To be done: Reproduce every line of the listing as written, apart from the pictures.
========
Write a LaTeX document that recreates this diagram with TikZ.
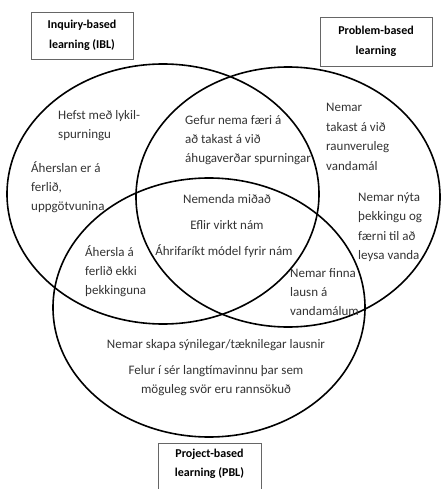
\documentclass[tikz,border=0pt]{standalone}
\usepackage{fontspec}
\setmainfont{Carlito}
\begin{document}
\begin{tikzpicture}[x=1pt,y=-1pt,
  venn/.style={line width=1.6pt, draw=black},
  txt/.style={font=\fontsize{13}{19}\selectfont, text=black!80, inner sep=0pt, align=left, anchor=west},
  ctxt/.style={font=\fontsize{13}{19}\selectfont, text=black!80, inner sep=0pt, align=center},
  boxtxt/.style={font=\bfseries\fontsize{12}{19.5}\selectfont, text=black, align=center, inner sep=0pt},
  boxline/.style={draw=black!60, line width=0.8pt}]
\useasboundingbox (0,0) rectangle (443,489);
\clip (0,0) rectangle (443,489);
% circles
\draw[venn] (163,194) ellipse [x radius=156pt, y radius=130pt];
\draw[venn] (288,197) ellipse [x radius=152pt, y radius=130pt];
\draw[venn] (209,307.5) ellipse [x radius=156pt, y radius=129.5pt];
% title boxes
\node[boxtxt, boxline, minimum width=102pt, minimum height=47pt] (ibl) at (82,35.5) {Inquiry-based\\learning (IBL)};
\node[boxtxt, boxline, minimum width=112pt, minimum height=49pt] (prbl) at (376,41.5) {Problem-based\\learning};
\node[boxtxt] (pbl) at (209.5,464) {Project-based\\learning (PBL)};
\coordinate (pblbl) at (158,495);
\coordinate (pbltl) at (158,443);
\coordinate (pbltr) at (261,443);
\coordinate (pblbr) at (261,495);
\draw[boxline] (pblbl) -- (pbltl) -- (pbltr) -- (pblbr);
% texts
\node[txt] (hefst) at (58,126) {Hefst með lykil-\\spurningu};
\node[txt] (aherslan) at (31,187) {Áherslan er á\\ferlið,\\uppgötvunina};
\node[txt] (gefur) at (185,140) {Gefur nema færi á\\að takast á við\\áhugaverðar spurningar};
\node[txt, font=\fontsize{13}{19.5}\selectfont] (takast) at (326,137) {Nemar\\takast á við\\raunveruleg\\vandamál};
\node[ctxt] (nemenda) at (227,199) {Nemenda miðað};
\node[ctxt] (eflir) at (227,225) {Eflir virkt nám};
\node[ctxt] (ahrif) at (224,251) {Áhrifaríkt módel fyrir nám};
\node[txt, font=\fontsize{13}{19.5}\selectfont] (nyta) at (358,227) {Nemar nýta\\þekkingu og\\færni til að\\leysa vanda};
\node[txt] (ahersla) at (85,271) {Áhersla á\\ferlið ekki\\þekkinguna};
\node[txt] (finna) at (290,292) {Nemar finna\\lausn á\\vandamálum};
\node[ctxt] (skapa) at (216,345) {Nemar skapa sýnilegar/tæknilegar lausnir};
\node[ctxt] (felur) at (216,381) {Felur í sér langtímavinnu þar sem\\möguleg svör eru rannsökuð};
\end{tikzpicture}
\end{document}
========
Solved problem:
Write a LaTeX document that recreates this diagram with TikZ.
\documentclass[tikz,border=0pt]{standalone}
\usepackage{fontspec}
\setmainfont{Carlito}
\begin{document}
\begin{tikzpicture}[x=1pt,y=-1pt,
  venn/.style={line width=1.6pt, draw=black},
  txt/.style={font=\fontsize{13}{19}\selectfont, text=black!80, inner sep=0pt, align=left, anchor=west},
  ctxt/.style={font=\fontsize{13}{19}\selectfont, text=black!80, inner sep=0pt, align=center},
  boxtxt/.style={font=\bfseries\fontsize{12}{19.5}\selectfont, text=black, align=center, inner sep=0pt},
  boxline/.style={draw=black!60, line width=0.8pt}]
\useasboundingbox (0,0) rectangle (443,489);
\clip (0,0) rectangle (443,489);
% circles
\draw[venn] (163,194) ellipse [x radius=156pt, y radius=130pt];
\draw[venn] (288,197) ellipse [x radius=152pt, y radius=130pt];
\draw[venn] (209,307.5) ellipse [x radius=156pt, y radius=129.5pt];
% title boxes
\node[boxtxt, boxline, minimum width=102pt, minimum height=47pt] (ibl) at (82,35.5) {Inquiry-based\\learning (IBL)};
\node[boxtxt, boxline, minimum width=112pt, minimum height=49pt] (prbl) at (376,41.5) {Problem-based\\learning};
\node[boxtxt] (pbl) at (209.5,464) {Project-based\\learning (PBL)};
\coordinate (pblbl) at (158,495);
\coordinate (pbltl) at (158,443);
\coordinate (pbltr) at (261,443);
\coordinate (pblbr) at (261,495);
\draw[boxline] (pblbl) -- (pbltl) -- (pbltr) -- (pblbr);
% texts
\node[txt] (hefst) at (58,126) {Hefst með lykil-\\spurningu};
\node[txt] (aherslan) at (31,187) {Áherslan er á\\ferlið,\\uppgötvunina};
\node[txt] (gefur) at (185,140) {Gefur nema færi á\\að takast á við\\áhugaverðar spurningar};
\node[txt, font=\fontsize{13}{19.5}\selectfont] (takast) at (326,137) {Nemar\\takast á við\\raunveruleg\\vandamál};
\node[ctxt] (nemenda) at (227,199) {Nemenda miðað};
\node[ctxt] (eflir) at (227,225) {Eflir virkt nám};
\node[ctxt] (ahrif) at (224,251) {Áhrifaríkt módel fyrir nám};
\node[txt, font=\fontsize{13}{19.5}\selectfont] (nyta) at (358,227) {Nemar nýta\\þekkingu og\\færni til að\\leysa vanda};
\node[txt] (ahersla) at (85,271) {Áhersla á\\ferlið ekki\\þekkinguna};
\node[txt] (finna) at (290,292) {Nemar finna\\lausn á\\vandamálum};
\node[ctxt] (skapa) at (216,345) {Nemar skapa sýnilegar/tæknilegar lausnir};
\node[ctxt] (felur) at (216,381) {Felur í sér langtímavinnu þar sem\\möguleg svör eru rannsökuð};
\end{tikzpicture}
\end{document}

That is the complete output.